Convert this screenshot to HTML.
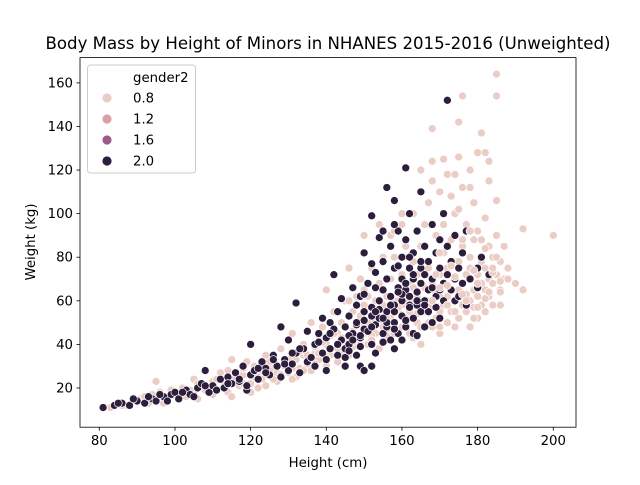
<!DOCTYPE html>
<html><head><meta charset="utf-8"><style>
body{margin:0;background:#fff;}
svg{font-family:"DejaVu Sans","Liberation Sans",sans-serif;}
</style></head><body>
<svg id="chart" width="640" height="480" viewBox="0 0 640 480">
<rect width="640" height="480" fill="#fff"/>
<text x="328" y="49" text-anchor="middle" font-size="16.6" fill="#000">Body Mass by Height of Minors in NHANES 2015-2016 (Unweighted)</text>
<g id="points"></g>
<g id="axes"></g>
<rect x="80" y="57.6" width="496" height="369.6" fill="none" stroke="#000" stroke-width="0.8"/>
<text x="328" y="467" text-anchor="middle" font-size="13.3">Height (cm)</text>
<text transform="translate(35,242) rotate(-90)" text-anchor="middle" font-size="13.3">Weight (kg)</text>
<g>
<rect x="87.5" y="65" width="108" height="108" rx="3" fill="#fff" fill-opacity="0.8" stroke="#ccc" stroke-width="1"/>
<text x="133" y="82" font-size="13.3">gender2</text>
<g id="legend-entries"></g>
</g>
</svg>
<script>
const xTicks=[80,100,120,140,160,180,200];
const yTicks=[20,40,60,80,100,120,140,160];
const legendLabels=["0.8","1.2","1.6","2.0"];
const legendColors=["#ebcdc6","#d9a0a8","#9b5b8c","#2d1e3e"];
const femaleH=[83,85,87,89,91,93,94,95,96,98,99,100,102,103,105,105,107,108,110,111,112,113,114,115,116,117,118,119,120,121,122,123,124,125,126,127,128,129,130,131,132,133,134,135,136,137,138,139,140,140,141,142,143,143,144,145,145,146,146,147,147,148,148,149,149,150,150,150,151,151,152,152,153,153,154,154,154,155,155,155,156,156,157,157,157,158,158,158,159,159,160,160,160,160,161,161,161,162,162,162,163,163,163,164,164,164,165,165,165,165,166,166,166,167,167,167,167,168,168,168,168,168,169,169,169,170,170,170,170,170,171,171,171,171,172,172,172,172,173,173,173,173,174,174,174,174,175,175,175,175,176,176,176,176,176,177,177,177,177,178,178,178,178,178,179,179,179,179,180,180,180,180,180,181,181,181,181,182,182,182,182,182,183,183,183,183,184,184,184,185,185,185,185,185,186,186,186,187,187,188,190,192,192,200,175,171,168,174,178,183,160,158,150,146,142,138,134,130,126,122,118,114,110,106,97,165,170,163,120,115,
 86,90,92,96,101,104,106,109,111,113,116,118,121,123,125,127,129,131,133,135,137,139,141,143,145,147,149,151,153,155,157,159,161,163,135,138,141,144,147,150,153,156,159,162,132,136,140,144,148,152,156,124,128,131,134,137,140,143,146,149,152,155,158,161,164,166];
const femaleW=[11,13,12,14,15,13,17,23,16,15,19,17,20,16,18,24,21,19,23,19,27,22,18,33,24,21,26,32,22,30,27,24,35,30,28,23,38,30,27,45,33,29,40,30,50,36,33,48,40,65,35,55,45,32,50,60,42,37,75,55,44,62,40,50,70,45,58,90,40,62,52,75,45,60,38,68,95,50,58,80,44,62,52,70,90,46,60,80,55,65,48,58,72,95,52,62,85,45,68,55,58,78,100,50,62,72,48,58,85,120,55,66,95,50,60,75,105,48,58,68,124,139,52,64,90,55,62,72,110,45,58,68,82,95,50,62,75,118,55,65,88,108,48,60,70,100,52,65,78,126,58,68,85,154,112,55,63,72,95,60,70,80,120,48,57,65,88,105,62,72,92,128,52,58,68,78,137,65,75,98,128,55,62,70,85,115,58,80,68,72,90,106,154,164,65,78,58,70,85,75,68,93,65,90,142,125,115,118,112,124,100,92,65,60,45,42,35,33,24,20,22,28,17,15,13,40,48,43,18,16,
 12,14,16,18,16,19,22,20,24,21,25,29,25,28,32,27,33,29,37,35,39,41,44,40,48,46,53,50,55,58,56,60,64,66,31,36,38,43,39,47,49,52,57,60,25,28,30,36,41,44,47,21,26,24,28,31,34,38,35,40,42,48,45,50,54,58];
const maleH=[81,84,86,88,90,92,94,95,97,99,100,101,103,104,106,107,108,109,110,112,113,114,115,116,117,118,119,120,120,121,122,123,124,125,126,127,128,128,129,130,130,131,132,132,133,134,135,135,136,137,137,138,139,139,140,140,141,141,142,142,143,143,144,144,145,145,146,146,147,147,148,148,148,149,149,149,150,150,150,151,151,152,152,152,153,153,153,154,154,154,155,155,155,156,156,156,156,157,157,157,158,158,158,158,159,159,159,160,160,160,160,161,161,161,161,162,162,162,162,163,163,163,163,164,164,164,165,165,165,165,166,166,166,166,167,167,167,168,168,168,168,169,169,169,170,170,170,170,171,171,171,172,172,172,172,173,173,174,174,174,175,175,176,176,177,177,178,180,180,181,183,160,158,164,150,152,145,140,
 85,89,93,96,98,102,105,108,111,114,117,119,122,124,126,129,131,133,136,138,141,143,146,148,150,152,154,156,158,160,162,164,166,168,145,147,149,151,153,155,157,159,161,163,143,146,149,152,155,158,161,150,153,156,159,162,165,152,155,158];
const maleW=[11,12,13,12,14,13,15,14,16,17,18,15,19,17,20,22,28,18,21,24,20,25,22,27,23,30,19,26,40,28,24,32,29,26,35,30,25,48,33,28,42,31,36,59,27,38,32,46,34,40,30,45,36,52,33,43,50,38,47,72,35,55,42,61,38,48,53,40,66,45,35,58,49,43,62,30,51,55,82,46,68,40,57,99,49,73,36,60,52,89,45,65,78,55,48,70,112,62,42,85,58,75,50,106,66,45,92,60,80,53,70,48,65,121,88,58,75,62,100,52,70,82,45,64,58,92,55,75,68,110,60,48,85,72,65,55,78,70,60,95,50,62,82,57,75,65,88,52,68,60,100,72,152,58,85,65,78,70,90,60,75,62,82,68,58,92,70,75,66,80,72,42,38,44,28,30,30,28,
 13,15,16,17,14,18,16,21,19,22,24,21,29,27,33,31,36,38,34,41,45,40,44,50,47,53,56,50,55,63,57,60,58,66,34,42,39,46,55,52,58,64,68,72,40,37,44,48,41,47,51,63,66,70,76,80,78,77,92,95];
const femaleTopH=[168,170,172,174,176,178,180,182,184,186,188,170,173,176,179,182,185,171,175,178,181,184,169,172,177,180,183,186,174,179];
const femaleTopW=[60,66,58,71,63,75,68,61,73,64,70,82,76,88,74,84,80,95,102,92,88,75,72,67,60,57,64,69,55,52];

const X0=80,X1=576,Y0=427.2,Y1=57.6,XD0=74.9,XD1=206,YD0=2.0,YD1=171.6;
function sx(v){return X0+(v-XD0)/(XD1-XD0)*(X1-X0);}
function sy(v){return Y0-(v-YD0)/(YD1-YD0)*(Y0-Y1);}
const NS="http://www.w3.org/2000/svg";
const pts=document.getElementById('points');
function drawSeries(H,W,color,name){
  for(let i=0;i<H.length;i++){
    const c=document.createElementNS(NS,'circle');
    c.setAttribute('cx',sx(H[i]));c.setAttribute('cy',sy(W[i]));c.setAttribute('r',4);
    c.setAttribute('fill',color);c.setAttribute('stroke','#fff');c.setAttribute('stroke-width',0.7);
    
    
    pts.appendChild(c);
  }
}
drawSeries(femaleH,femaleW,legendColors[0],'point-female');
drawSeries(maleH,maleW,legendColors[3],'point-male');
drawSeries(femaleTopH,femaleTopW,legendColors[0],'point-female');
const ax=document.getElementById('axes');
xTicks.forEach(t=>{
  const x=sx(t);
  const l=document.createElementNS(NS,'line');
  l.setAttribute('x1',x);l.setAttribute('x2',x);l.setAttribute('y1',427.2);l.setAttribute('y2',430.7);l.setAttribute('stroke','#000');l.setAttribute('stroke-width',0.8);
  
  
  ax.appendChild(l);
  const tx=document.createElementNS(NS,'text');
  tx.setAttribute('x',x);tx.setAttribute('y',445);tx.setAttribute('text-anchor','middle');tx.setAttribute('font-size','13.3');
  tx.textContent=t;
  
  
  ax.appendChild(tx);
});
yTicks.forEach(t=>{
  const y=sy(t);
  const l=document.createElementNS(NS,'line');
  l.setAttribute('x1',76.5);l.setAttribute('x2',80);l.setAttribute('y1',y);l.setAttribute('y2',y);l.setAttribute('stroke','#000');l.setAttribute('stroke-width',0.8);
  
  
  ax.appendChild(l);
  const tx=document.createElementNS(NS,'text');
  tx.setAttribute('x',73);tx.setAttribute('y',y+4.5);tx.setAttribute('text-anchor','end');tx.setAttribute('font-size','13.3');
  tx.textContent=t;
  
  
  ax.appendChild(tx);
});
const lg=document.getElementById('legend-entries');
legendLabels.forEach((lab,i)=>{
  const y=98+i*21;
  const c=document.createElementNS(NS,'circle');
  c.setAttribute('cx',107);c.setAttribute('cy',y);c.setAttribute('r',5);c.setAttribute('fill',legendColors[i]);c.setAttribute('stroke','#fff');c.setAttribute('stroke-width',0.8);
  
  
  lg.appendChild(c);
  const t=document.createElementNS(NS,'text');
  t.setAttribute('x',133);t.setAttribute('y',y+4.5);t.setAttribute('font-size','13.3');
  t.textContent=lab;
  
  
  lg.appendChild(t);
});
</script>
</body></html>
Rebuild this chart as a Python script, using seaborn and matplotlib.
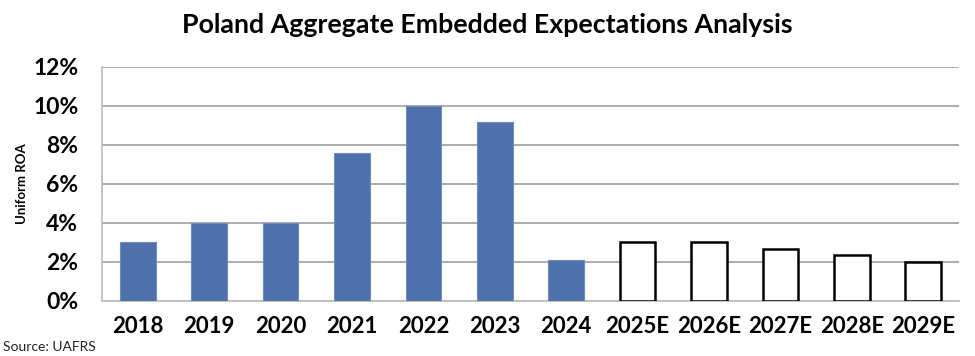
import matplotlib
matplotlib.use("Agg")
import matplotlib.pyplot as plt
import seaborn as sns
import pandas as pd
from matplotlib.ticker import PercentFormatter

years = ["2018", "2019", "2020", "2021", "2022", "2023", "2024",
         "2025E", "2026E", "2027E", "2028E", "2029E"]
roa = [3.0, 4.0, 4.0, 7.6, 10.0, 9.2, 2.1, 3.0, 3.0, 2.65, 2.35, 2.0]
kind = ["actual"] * 7 + ["estimate"] * 5

df = pd.DataFrame({"year": years, "roa": roa, "kind": kind})

sns.set_theme(style="white")
plt.rcParams["font.family"] = ["Lato", "DejaVu Sans"]

fig = plt.figure(figsize=(9.75, 3.56), dpi=100)
ax = fig.add_axes([0.1046, 0.1545, 0.8790, 0.6573])

blue = "#4E70AB"
sns.barplot(data=df, x="year", y="roa", ax=ax, width=0.5,
            color=blue, saturation=1, zorder=3)

for patch, k in zip(ax.patches, df["kind"]):
    if k == "estimate":
        patch.set_facecolor("white")
        patch.set_edgecolor("black")
        patch.set_linewidth(1.8)
    else:
        patch.set_edgecolor("#6F8CC0")
        patch.set_linewidth(0.8)

ax.set_ylim(0, 12)
ax.set_xlim(-0.5, len(years) - 0.5)
ax.set_yticks(range(0, 13, 2))
ax.yaxis.set_major_formatter(PercentFormatter(decimals=0))
ax.grid(axis="y", color="#A6A6A6", linewidth=1.3, zorder=0)
ax.set_axisbelow(True)

for s in ["top", "right"]:
    ax.spines[s].set_visible(False)
for s in ["left", "bottom"]:
    ax.spines[s].set_color("#BFBFBF")
    ax.spines[s].set_linewidth(1.3)

ax.tick_params(axis="y", length=0, pad=17, labelsize=16.5)
ax.tick_params(axis="x", length=0, pad=11, labelsize=16)
for lab in ax.get_xticklabels() + ax.get_yticklabels():
    lab.set_fontweight("bold")
    lab.set_color("black")

ax.set_xlabel("")
ax.set_ylabel("")
fig.text(22 / 975, 1 - 184 / 356, "Uniform ROA", rotation=90, ha="center", va="center",
         fontsize=9.5, fontweight="bold", color="black")

fig.text(0.5, 0.93, "Poland Aggregate Embedded Expectations Analysis",
         ha="center", va="center", fontsize=19.3, fontweight="bold", color="black")
fig.text(0.003, 0.025, "Source: UAFRS", ha="left", va="center", fontsize=10, color="#222222")

fig.savefig("out.png", dpi=100)
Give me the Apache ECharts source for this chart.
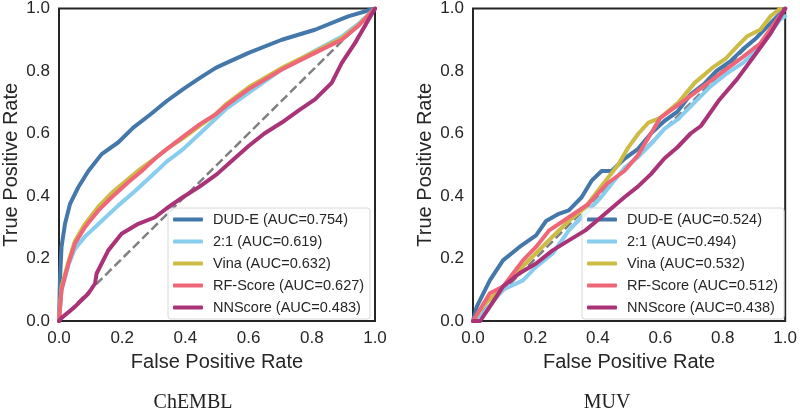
<!DOCTYPE html>
<html>
<head>
<meta charset="utf-8">
<script src="https://cdn.jsdelivr.net/npm/echarts@6/dist/echarts.min.js"></script>
<style>
  html, body { margin: 0; padding: 0; background: #fff; }
  #chart { width: 800px; height: 411px; }
</style>
</head>
<body>
<div id="chart"></div>
<script>
// panels and tick labels
const panelTitles = ['ChEMBL', 'MUV']
const methodNames = ['DUD-E', '2:1', 'Vina', 'RF-Score', 'NNScore']
const chemblAuc = ['0.754', '0.619', '0.632', '0.627', '0.483']
const muvAuc = ['0.524', '0.494', '0.532', '0.512', '0.438']
const diagonal = [[0, 0], [1, 1]]

// ROC curves, [fpr, tpr]
const chemblDude = [[0, 0], [0.003, 0.13], [0.008, 0.237], [0.019, 0.311], [0.035, 0.375], [0.061, 0.428], [0.093, 0.48], [0.135, 0.534], [0.188, 0.572], [0.235, 0.619], [0.288, 0.66], [0.341, 0.704], [0.393, 0.742], [0.446, 0.778], [0.496, 0.81], [0.53, 0.826], [0.6, 0.858], [0.705, 0.9], [0.81, 0.932], [0.915, 0.975], [1, 1]]
const chembl21 = [[0, 0], [0.008, 0.1], [0.03, 0.18], [0.05, 0.23], [0.082, 0.27], [0.135, 0.32], [0.188, 0.37], [0.24, 0.415], [0.288, 0.46], [0.341, 0.51], [0.393, 0.55], [0.446, 0.6], [0.53, 0.68], [0.6, 0.73], [0.705, 0.805], [0.81, 0.865], [0.895, 0.91], [0.946, 0.95], [1, 1]]
const chemblVina = [[0, 0], [0.008, 0.11], [0.03, 0.19], [0.05, 0.255], [0.082, 0.31], [0.124, 0.365], [0.167, 0.41], [0.22, 0.455], [0.262, 0.49], [0.304, 0.52], [0.341, 0.55], [0.393, 0.585], [0.446, 0.625], [0.494, 0.66], [0.53, 0.695], [0.6, 0.748], [0.705, 0.81], [0.81, 0.862], [0.895, 0.905], [0.946, 0.945], [1, 1]]
const chemblRf = [[0, 0], [0.008, 0.1], [0.03, 0.184], [0.05, 0.247], [0.082, 0.3], [0.124, 0.353], [0.167, 0.396], [0.22, 0.445], [0.262, 0.48], [0.304, 0.52], [0.341, 0.55], [0.393, 0.59], [0.446, 0.63], [0.494, 0.66], [0.53, 0.69], [0.6, 0.742], [0.705, 0.805], [0.81, 0.858], [0.895, 0.9], [0.946, 0.943], [1, 1]]
const chemblNn = [[0, 0], [0.008, 0.01], [0.05, 0.045], [0.093, 0.088], [0.114, 0.12], [0.119, 0.152], [0.156, 0.226], [0.198, 0.279], [0.251, 0.311], [0.304, 0.332], [0.34, 0.36], [0.393, 0.397], [0.445, 0.43], [0.5, 0.47], [0.55, 0.515], [0.6, 0.56], [0.65, 0.6], [0.705, 0.635], [0.76, 0.675], [0.81, 0.709], [0.863, 0.762], [0.895, 0.826], [0.937, 0.89], [1, 1]]

const muvDude = [[0, 0], [0.012, 0.046], [0.054, 0.13], [0.096, 0.194], [0.149, 0.237], [0.202, 0.274], [0.234, 0.32], [0.275, 0.343], [0.307, 0.354], [0.348, 0.396], [0.38, 0.449], [0.412, 0.48], [0.444, 0.48], [0.486, 0.52], [0.528, 0.55], [0.57, 0.6], [0.613, 0.64], [0.655, 0.67], [0.697, 0.725], [0.739, 0.757], [0.78, 0.8], [0.823, 0.83], [0.865, 0.87], [0.907, 0.905], [0.95, 0.95], [1, 1]]
const muv21 = [[0, 0], [0.034, 0.026], [0.096, 0.1], [0.16, 0.13], [0.202, 0.173], [0.255, 0.216], [0.307, 0.29], [0.348, 0.332], [0.41, 0.396], [0.485, 0.49], [0.528, 0.524], [0.57, 0.566], [0.613, 0.615], [0.657, 0.646], [0.71, 0.7], [0.76, 0.75], [0.81, 0.79], [0.865, 0.826], [0.92, 0.876], [0.984, 0.965], [1, 0.975]]
const muvVina = [[0, 0], [0.034, 0.05], [0.096, 0.11], [0.17, 0.185], [0.255, 0.27], [0.307, 0.32], [0.36, 0.364], [0.41, 0.43], [0.465, 0.5], [0.497, 0.555], [0.53, 0.6], [0.562, 0.635], [0.6, 0.65], [0.657, 0.698], [0.71, 0.762], [0.773, 0.815], [0.81, 0.84], [0.846, 0.879], [0.878, 0.911], [0.92, 0.932], [0.953, 0.975], [0.984, 1.0]]
const muvRf = [[0, 0], [0.054, 0.089], [0.096, 0.11], [0.16, 0.194], [0.202, 0.237], [0.244, 0.29], [0.307, 0.332], [0.37, 0.375], [0.43, 0.44], [0.485, 0.48], [0.528, 0.53], [0.57, 0.6], [0.6, 0.65], [0.655, 0.69], [0.71, 0.73], [0.79, 0.79], [0.865, 0.845], [0.92, 0.888], [1, 1]]
const muvNn = [[0, 0], [0.023, 0], [0.054, 0.046], [0.096, 0.11], [0.149, 0.153], [0.202, 0.184], [0.255, 0.226], [0.307, 0.258], [0.36, 0.29], [0.41, 0.332], [0.485, 0.396], [0.528, 0.43], [0.57, 0.47], [0.613, 0.52], [0.655, 0.556], [0.697, 0.6], [0.73, 0.624], [0.79, 0.709], [0.846, 0.774], [0.9, 0.847], [0.953, 0.92], [1, 1]]

const colors = ['#4477AA', '#88CCEE', '#CCBB44', '#EE6677', '#AA3377']
const font = "'Liberation Sans', Arial, sans-serif"
const textColor = '#262626'

const panels = [
  { left: 59, curves: [chemblDude, chembl21, chemblVina, chemblRf, chemblNn], auc: chemblAuc, captionX: 193 },
  { left: 473, curves: [muvDude, muv21, muvVina, muvRf, muvNn], auc: muvAuc, captionX: 607 }
]

const grid = []
const xAxis = []
const yAxis = []
const series = []
const legend = []

panels.forEach((p, i) => {
  grid.push({
    left: p.left, top: 7, width: 316, height: 314,
    show: true, borderColor: '#262626', borderWidth: 2, backgroundColor: '#fff'
  })
  const axisCommon = {
    type: 'value', min: 0, max: 1, interval: 0.2, gridIndex: i,
    axisLine: { show: false }, axisTick: { show: false }, splitLine: { show: false },
    axisLabel: { color: textColor, fontSize: 17, fontFamily: font, margin: 9, formatter: v => v.toFixed(1) },
    nameLocation: 'middle',
    nameTextStyle: { color: textColor, fontSize: 20, fontFamily: font }
  }
  xAxis.push(Object.assign({}, axisCommon, { name: 'False Positive Rate', nameGap: 31 }))
  yAxis.push(Object.assign({}, axisCommon, { name: 'True Positive Rate', nameGap: 38 }))

  // chance line
  series.push({
    type: 'line', xAxisIndex: i, yAxisIndex: i, data: diagonal, showSymbol: false, silent: true,
    lineStyle: { color: '#808080', width: 2.5, type: [9, 4] }, z: 1
  })
  const names = []
  p.curves.forEach((c, k) => {
    const name = methodNames[k] + ' (AUC=' + p.auc[k] + ')'
    names.push(name)
    series.push({
      name, type: 'line', xAxisIndex: i, yAxisIndex: i, data: c, showSymbol: false,
      color: colors[k], lineStyle: { color: colors[k], width: 4, cap: 'round', join: 'round' }, z: 2 + k
    })
  })
  legend.push({
    data: names,
    orient: 'vertical',
    left: p.left + 109, top: 208,
    backgroundColor: 'rgba(255,255,255,0.8)',
    borderColor: '#d8d8d8', borderWidth: 1, borderRadius: 3,
    padding: [4, 6, 4, 5],
    icon: 'roundRect', itemWidth: 30, itemHeight: 4, itemGap: 7,
    textStyle: { color: textColor, fontSize: 14.5, fontFamily: font, padding: [0, 0, 0, 5] },
    selectedMode: false
  })
})

const chart = echarts.init(document.getElementById('chart'))
chart.setOption({
  animation: false,
  backgroundColor: '#fff',
  grid, xAxis, yAxis, series, legend,
  graphic: panels.map((p, i) => ({
    type: 'text', x: p.captionX, y: 403,
    style: { text: panelTitles[i], fill: '#222', fontSize: 20, fontFamily: "'Liberation Serif', 'DejaVu Serif', serif", align: 'center', verticalAlign: 'middle' }
  }))
})
</script>
</body>
</html>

=== TASK DESCRIPTION ===
In the listing above, find the line containing "Give me the" and the line containing "const diagonal = [[0, 0], [1, 1]]", then return both of them and every line between, exactly, without pictures.

=== OUTPUT ===
Give me the Apache ECharts source for this chart.
<!DOCTYPE html>
<html>
<head>
<meta charset="utf-8">
<script src="https://cdn.jsdelivr.net/npm/echarts@6/dist/echarts.min.js"></script>
<style>
  html, body { margin: 0; padding: 0; background: #fff; }
  #chart { width: 800px; height: 411px; }
</style>
</head>
<body>
<div id="chart"></div>
<script>
// panels and tick labels
const panelTitles = ['ChEMBL', 'MUV']
const methodNames = ['DUD-E', '2:1', 'Vina', 'RF-Score', 'NNScore']
const chemblAuc = ['0.754', '0.619', '0.632', '0.627', '0.483']
const muvAuc = ['0.524', '0.494', '0.532', '0.512', '0.438']
const diagonal = [[0, 0], [1, 1]]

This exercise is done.